When a process performs a system call, it cannot usually be preempted. This means that the scheduler will not assign the CPU to another process during the operation of a system call. However, some system calls request I/O operations from a device, which can take a while to complete. To avoid leaving the CPU idle during the wait for I/O completion, the kernel sends the waiting process to sleep and wakes it up again only when a hardware interrupt signaling I/O completion is received. The scheduler does not allocate a sleeping process any CPU time, and so allocates the CPU to other processes while the hardware device is servicing the I/O request.

[Page 539]

An interesting consequence of the way that Linux handles read () and write () is that user processes experience synchronous execution of system calls, whereas the kernel experiences asynchronous behavior (Figure 13-6).

Figure 13-6. Synchronous and asynchronous events

13.2.6.1. Interrupts

Interrupts are the way that hardware devices notify the kernel that they would like some attention. In the same way that processes compete for CPU time, hardware devices compete for interrupt processing. Devices are allocated an interrupt priority based on their relative importance. For example, interrupts from the system clock have a higher priority than those from the keyboard. Figure 13-7 illustrates interrupt processing.

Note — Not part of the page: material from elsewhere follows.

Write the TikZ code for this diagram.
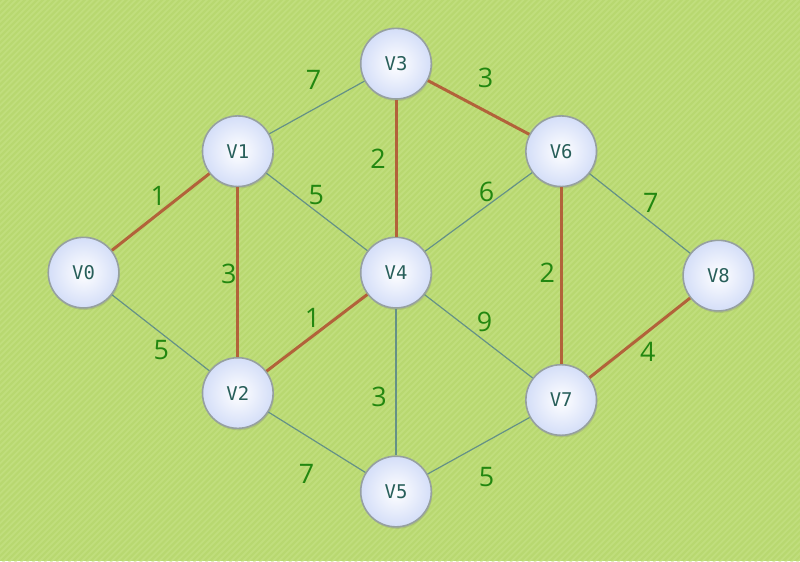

Figure 13-7. Interrupt processing. (This item is displayed on page 540 in the print version)

[Page 540]

When an interrupt occurs, the current process is suspended and the kernel determines the source of the interrupt. It then examines its interrupt vector table (called irq_action in the kernel), to find the location of the code that processes the interrupt. This "interrupt handler" code is then executed. When the interrupt handler completes, the current process is resumed.

13.2.7. Interrupting Interrupts

Interrupt processing may itself be interrupted! If an interrupt of a higher priority than the current interrupt arrives, a similar sequence of events occurs, and the lower-priority interrupt handler is suspended until the higher-priority interrupt completes (Figure 13-8).

Figure 13-8. Interrupts may be interrupted.